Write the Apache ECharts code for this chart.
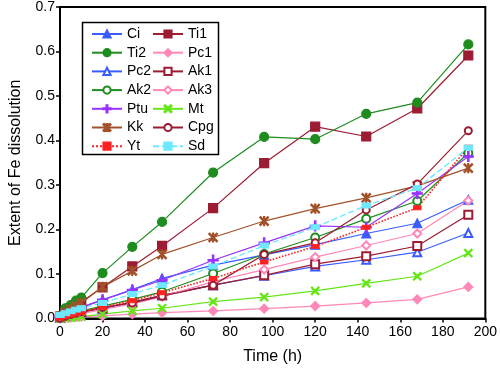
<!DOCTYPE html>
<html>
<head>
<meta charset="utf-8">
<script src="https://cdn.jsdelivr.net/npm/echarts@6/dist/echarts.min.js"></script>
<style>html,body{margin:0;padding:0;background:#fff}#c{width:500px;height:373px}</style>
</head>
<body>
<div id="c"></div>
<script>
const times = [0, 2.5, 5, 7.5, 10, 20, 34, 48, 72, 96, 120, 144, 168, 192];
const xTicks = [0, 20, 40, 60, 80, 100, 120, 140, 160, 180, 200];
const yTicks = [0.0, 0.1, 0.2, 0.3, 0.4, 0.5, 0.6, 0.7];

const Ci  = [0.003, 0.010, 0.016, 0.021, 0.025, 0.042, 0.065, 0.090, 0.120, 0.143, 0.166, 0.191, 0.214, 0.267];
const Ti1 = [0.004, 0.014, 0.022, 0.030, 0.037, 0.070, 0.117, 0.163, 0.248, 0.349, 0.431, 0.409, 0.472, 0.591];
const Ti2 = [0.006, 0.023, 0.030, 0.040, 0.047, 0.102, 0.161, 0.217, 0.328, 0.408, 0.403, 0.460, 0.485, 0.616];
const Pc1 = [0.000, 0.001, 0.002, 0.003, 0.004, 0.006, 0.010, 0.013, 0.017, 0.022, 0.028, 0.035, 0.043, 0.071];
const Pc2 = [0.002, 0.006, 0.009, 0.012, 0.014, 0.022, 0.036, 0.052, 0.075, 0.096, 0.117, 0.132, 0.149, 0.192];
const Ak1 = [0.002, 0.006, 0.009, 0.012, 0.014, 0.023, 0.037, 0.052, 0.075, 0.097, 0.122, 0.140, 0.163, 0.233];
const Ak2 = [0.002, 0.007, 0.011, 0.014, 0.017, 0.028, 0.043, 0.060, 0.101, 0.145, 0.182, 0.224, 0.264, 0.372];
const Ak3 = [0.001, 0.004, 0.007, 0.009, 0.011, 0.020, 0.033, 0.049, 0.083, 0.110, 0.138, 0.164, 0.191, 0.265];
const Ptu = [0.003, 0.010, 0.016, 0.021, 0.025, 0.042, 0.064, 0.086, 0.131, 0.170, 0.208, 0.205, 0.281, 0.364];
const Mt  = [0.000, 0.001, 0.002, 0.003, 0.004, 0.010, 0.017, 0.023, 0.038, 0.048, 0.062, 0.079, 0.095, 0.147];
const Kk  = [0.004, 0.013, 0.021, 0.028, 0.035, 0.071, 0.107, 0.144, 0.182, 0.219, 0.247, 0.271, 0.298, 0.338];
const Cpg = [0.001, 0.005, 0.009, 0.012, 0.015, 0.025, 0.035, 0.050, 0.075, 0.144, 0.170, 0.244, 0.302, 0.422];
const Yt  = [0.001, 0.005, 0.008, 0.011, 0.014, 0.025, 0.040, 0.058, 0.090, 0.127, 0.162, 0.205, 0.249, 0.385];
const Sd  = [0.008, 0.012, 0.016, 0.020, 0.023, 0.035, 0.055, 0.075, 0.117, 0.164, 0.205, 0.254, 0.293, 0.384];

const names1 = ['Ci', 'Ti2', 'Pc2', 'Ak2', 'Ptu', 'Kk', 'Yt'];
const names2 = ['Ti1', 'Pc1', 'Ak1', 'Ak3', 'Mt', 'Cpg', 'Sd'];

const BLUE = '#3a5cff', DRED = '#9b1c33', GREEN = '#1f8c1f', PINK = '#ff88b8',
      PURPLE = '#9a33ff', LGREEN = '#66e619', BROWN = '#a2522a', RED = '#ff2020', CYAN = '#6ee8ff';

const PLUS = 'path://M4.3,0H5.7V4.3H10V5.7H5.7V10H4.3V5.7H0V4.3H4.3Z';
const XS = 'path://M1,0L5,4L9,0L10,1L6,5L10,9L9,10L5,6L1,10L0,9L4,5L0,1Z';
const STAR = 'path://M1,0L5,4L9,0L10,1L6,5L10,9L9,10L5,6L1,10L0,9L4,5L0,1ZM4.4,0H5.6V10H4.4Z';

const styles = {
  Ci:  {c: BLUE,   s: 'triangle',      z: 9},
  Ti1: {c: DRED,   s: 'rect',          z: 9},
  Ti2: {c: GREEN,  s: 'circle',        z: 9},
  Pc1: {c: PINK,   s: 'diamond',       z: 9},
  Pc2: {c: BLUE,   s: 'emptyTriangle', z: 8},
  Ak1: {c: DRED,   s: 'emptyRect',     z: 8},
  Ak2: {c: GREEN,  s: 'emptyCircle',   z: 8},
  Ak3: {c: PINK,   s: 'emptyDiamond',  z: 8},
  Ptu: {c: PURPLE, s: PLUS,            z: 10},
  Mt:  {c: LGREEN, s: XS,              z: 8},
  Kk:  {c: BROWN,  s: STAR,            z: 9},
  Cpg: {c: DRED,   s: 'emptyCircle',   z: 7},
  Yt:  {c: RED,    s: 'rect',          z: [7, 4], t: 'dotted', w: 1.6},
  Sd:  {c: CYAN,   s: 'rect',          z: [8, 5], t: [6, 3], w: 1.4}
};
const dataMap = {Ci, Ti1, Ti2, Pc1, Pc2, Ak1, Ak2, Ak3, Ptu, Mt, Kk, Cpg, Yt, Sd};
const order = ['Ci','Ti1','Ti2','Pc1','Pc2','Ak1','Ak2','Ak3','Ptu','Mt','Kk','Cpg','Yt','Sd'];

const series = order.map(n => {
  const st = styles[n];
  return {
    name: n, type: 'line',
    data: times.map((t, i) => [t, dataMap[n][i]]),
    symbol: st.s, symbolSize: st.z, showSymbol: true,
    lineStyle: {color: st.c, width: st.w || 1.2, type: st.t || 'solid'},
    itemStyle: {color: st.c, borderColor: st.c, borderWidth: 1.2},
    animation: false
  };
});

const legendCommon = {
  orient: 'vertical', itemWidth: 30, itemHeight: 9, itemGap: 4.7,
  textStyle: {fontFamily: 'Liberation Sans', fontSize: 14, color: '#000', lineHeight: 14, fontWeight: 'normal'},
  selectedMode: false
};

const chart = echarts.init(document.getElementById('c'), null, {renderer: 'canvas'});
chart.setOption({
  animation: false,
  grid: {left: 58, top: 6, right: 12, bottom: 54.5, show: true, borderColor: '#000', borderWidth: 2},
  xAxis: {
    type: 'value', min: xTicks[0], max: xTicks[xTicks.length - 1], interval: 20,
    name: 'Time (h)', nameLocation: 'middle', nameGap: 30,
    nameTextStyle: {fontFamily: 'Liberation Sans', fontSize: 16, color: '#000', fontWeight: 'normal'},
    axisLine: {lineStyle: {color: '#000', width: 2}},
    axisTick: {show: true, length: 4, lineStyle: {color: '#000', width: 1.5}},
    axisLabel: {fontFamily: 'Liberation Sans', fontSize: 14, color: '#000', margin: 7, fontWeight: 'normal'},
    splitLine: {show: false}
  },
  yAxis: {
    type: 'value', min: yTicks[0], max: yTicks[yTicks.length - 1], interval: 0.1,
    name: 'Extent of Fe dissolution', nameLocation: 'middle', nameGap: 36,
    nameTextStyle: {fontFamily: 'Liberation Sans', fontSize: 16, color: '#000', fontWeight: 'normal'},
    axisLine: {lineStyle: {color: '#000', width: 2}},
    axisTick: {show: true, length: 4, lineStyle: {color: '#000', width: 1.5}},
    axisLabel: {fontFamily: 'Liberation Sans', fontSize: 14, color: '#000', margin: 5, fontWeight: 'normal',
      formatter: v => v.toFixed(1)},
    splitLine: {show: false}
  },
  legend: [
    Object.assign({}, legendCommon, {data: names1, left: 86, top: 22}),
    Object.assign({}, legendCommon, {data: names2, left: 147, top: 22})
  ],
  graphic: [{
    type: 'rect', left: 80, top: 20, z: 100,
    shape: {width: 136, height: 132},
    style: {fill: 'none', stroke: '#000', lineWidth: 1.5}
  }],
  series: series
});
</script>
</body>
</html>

-=-=-

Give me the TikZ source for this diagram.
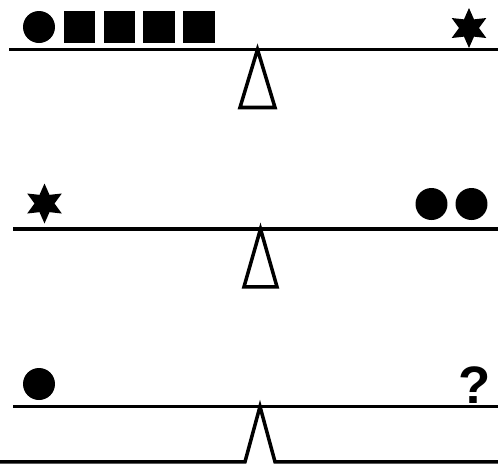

-=-=-

> **Task directions**: Above are the records. Copy only the lines from the one with "Write the Apache ECharts code for this chart." through the one with "const yTicks = [0.0, 0.1, 0.2, 0.3, 0.4, 0.5, 0.6, 0.7];", exactly, with no pictures.

> **Answer in full**:
Write the Apache ECharts code for this chart.
<!DOCTYPE html>
<html>
<head>
<meta charset="utf-8">
<script src="https://cdn.jsdelivr.net/npm/echarts@6/dist/echarts.min.js"></script>
<style>html,body{margin:0;padding:0;background:#fff}#c{width:500px;height:373px}</style>
</head>
<body>
<div id="c"></div>
<script>
const times = [0, 2.5, 5, 7.5, 10, 20, 34, 48, 72, 96, 120, 144, 168, 192];
const xTicks = [0, 20, 40, 60, 80, 100, 120, 140, 160, 180, 200];
const yTicks = [0.0, 0.1, 0.2, 0.3, 0.4, 0.5, 0.6, 0.7];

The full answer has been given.